OBJECTIVE —
In the lines below, output everything from the first line through the line containing "import seaborn as sns" exactly as it is. Pictures are not part of the output.

###

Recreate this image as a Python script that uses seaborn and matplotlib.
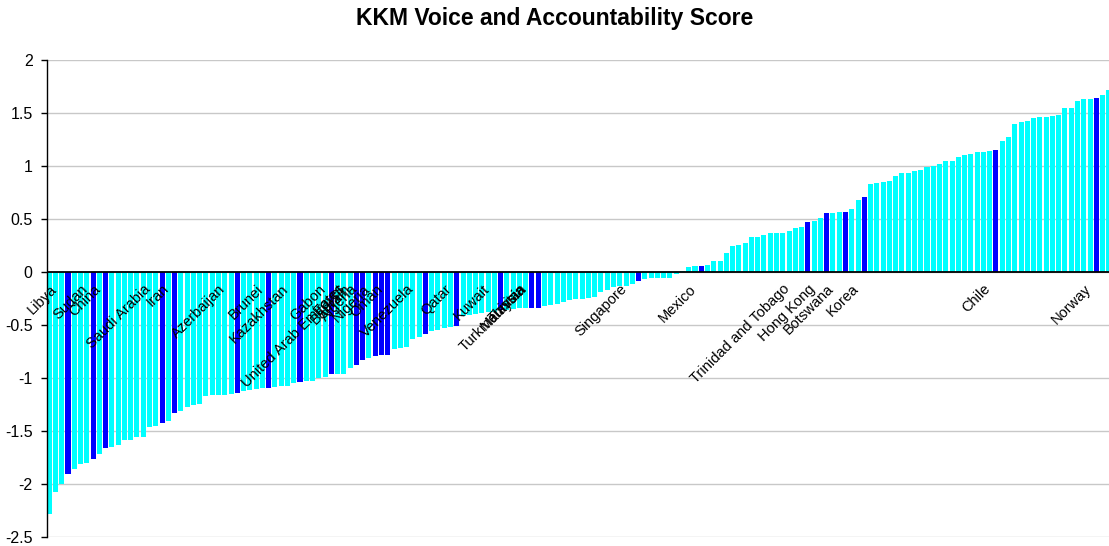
import numpy as np
import pandas as pd
import matplotlib
matplotlib.use('Agg')
import matplotlib.pyplot as plt
import seaborn as sns

# KKM voice and accountability scores, sorted
scores = [
    -2.28, -2.07, -2.00, -1.90, -1.86, -1.81, -1.80, -1.76, -1.71, -1.66,
    -1.645, -1.63, -1.58, -1.58, -1.55, -1.55, -1.46, -1.45, -1.42, -1.40,
    -1.33, -1.31, -1.27, -1.25, -1.24, -1.17, -1.16, -1.16, -1.16, -1.15,
    -1.135, -1.12, -1.11, -1.10, -1.09, -1.09, -1.08, -1.07, -1.07, -1.04,
    -1.035, -1.025, -1.025, -1.00, -0.985, -0.955, -0.955, -0.955, -0.90, -0.87,
    -0.83, -0.81, -0.785, -0.78, -0.78, -0.72, -0.71, -0.70, -0.625, -0.615,
    -0.58, -0.55, -0.54, -0.53, -0.52, -0.51, -0.415, -0.405, -0.395, -0.38,
    -0.37, -0.37, -0.36, -0.355, -0.35, -0.34, -0.335, -0.335, -0.335, -0.32,
    -0.31, -0.295, -0.28, -0.26, -0.255, -0.255, -0.245, -0.23, -0.185, -0.17,
    -0.14, -0.13, -0.125, -0.11, -0.08, -0.06, -0.05, -0.05, -0.05, -0.05,
    -0.013, 0.016, 0.05, 0.06, 0.06, 0.07, 0.107, 0.107, 0.18, 0.25,
    0.26, 0.28, 0.33, 0.33, 0.35, 0.37, 0.37, 0.37, 0.39, 0.418,
    0.428, 0.475, 0.484, 0.513, 0.56, 0.56, 0.57, 0.57, 0.60, 0.68,
    0.71, 0.833, 0.843, 0.852, 0.862, 0.909, 0.937, 0.937, 0.956, 0.965,
    0.994, 1.00, 1.02, 1.047, 1.047, 1.085, 1.104, 1.113, 1.132, 1.132,
    1.142, 1.151, 1.236, 1.274, 1.396, 1.415, 1.425, 1.453, 1.462, 1.462,
    1.472, 1.481, 1.547, 1.547, 1.613, 1.632, 1.632, 1.642, 1.67, 1.717,
]

# bars drawn in dark blue (0-based positions in the sorted list)
highlighted = [3, 7, 9, 18, 20, 30, 35, 40, 45, 49, 50, 52, 53, 54, 60, 65,
               72, 77, 78, 94, 104, 121, 124, 127, 130, 151, 167]

# country names written on the chart and the bar each one marks
label_names = ['Libya', 'Sudan', 'China', 'Saudi Arabia', 'Iran', 'Azerbaijan',
               'Brunei', 'Kazakhstan', 'United Arab Emirates', 'Gabon', 'Egypt',
               'Bahrain', 'Algeria', 'Nigeria', 'Oman', 'Venezuela', 'Qatar',
               'Kuwait', 'Turkmenistan', 'Malaysia', 'Tunisia', 'Singapore',
               'Mexico', 'Trinidad and Tobago', 'Hong Kong', 'Botswana', 'Korea',
               'Chile', 'Norway']
label_bars = [0, 5, 7, 15, 18, 27, 33, 37, 46, 43, 46,
              47, 48, 50, 52, 57, 63,
              69, 75, 75, 75, 91,
              102, 117, 121, 124, 128,
              149, 165]

df = pd.DataFrame({
    'bar': [str(i) for i in range(len(scores))],
    'score': scores,
    'group': ['dark' if i in highlighted else 'light' for i in range(len(scores))],
})

sns.set_style('white')
plt.rcParams['font.family'] = ['Liberation Sans', 'DejaVu Sans']
plt.rcParams['axes.unicode_minus'] = False
plt.rcParams['text.color'] = 'black'
plt.rcParams['ytick.color'] = 'black'
plt.rcParams['ytick.labelcolor'] = 'black'

fig = plt.figure(figsize=(11.09, 5.46), dpi=100)
ax = fig.add_axes([46.5 / 1109, 8.7 / 546, 1062.5 / 1109, 477 / 546])

sns.barplot(data=df, x='bar', y='score', hue='group', dodge=False,
            palette={'light': '#00ffff', 'dark': '#0000ff'},
            width=0.8, saturation=1, legend=False, linewidth=0, ax=ax, zorder=2)

ax.set_xlim(-0.43, -0.43 + 1062.5 / 6.27)
ax.set_ylim(-2.5, 2)
ax.set_yticks(np.arange(-2.5, 2.01, 0.5))
ax.set_yticklabels([f'{v:g}' for v in np.arange(-2.5, 2.01, 0.5)], fontsize=11.5)
ax.set_xticks([])
ax.set_xlabel('')
ax.set_ylabel('')
ax.yaxis.grid(True, color='#c8c8c8', linewidth=1, zorder=0)
ax.set_axisbelow(True)
ax.axhline(0, color='black', linewidth=1.3, zorder=3)
ax.tick_params(axis='y', left=True, length=4, width=1, color='black',
               labelcolor='black', pad=6)

for side in ['top', 'right', 'bottom']:
    ax.spines[side].set_visible(False)
ax.spines['left'].set_color('black')
ax.spines['left'].set_linewidth(1)

for name, pos in zip(label_names, label_bars):
    ax.text(pos, -0.09, name, rotation=45, ha='right', va='top',
            rotation_mode='anchor', fontsize=10.5, color='black', zorder=4)

fig.text(0.5, 1 - 18 / 546, 'KKM Voice and Accountability Score', ha='center',
         va='center', fontsize=16.5, fontweight='bold', color='black')

fig.savefig('out.png', dpi=100)
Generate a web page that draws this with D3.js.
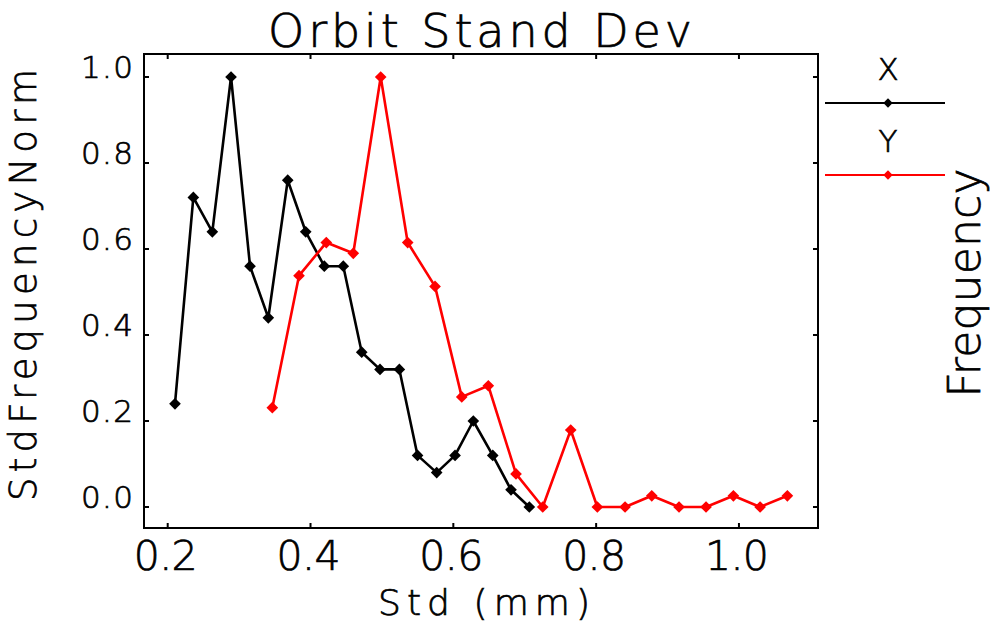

###

OUTPUT FOR THIS EXERCISE —
Recreate this image as a Python script that uses seaborn and matplotlib.
import numpy as np
import pandas as pd
import matplotlib
matplotlib.use('Agg')
import matplotlib.pyplot as plt
import seaborn as sns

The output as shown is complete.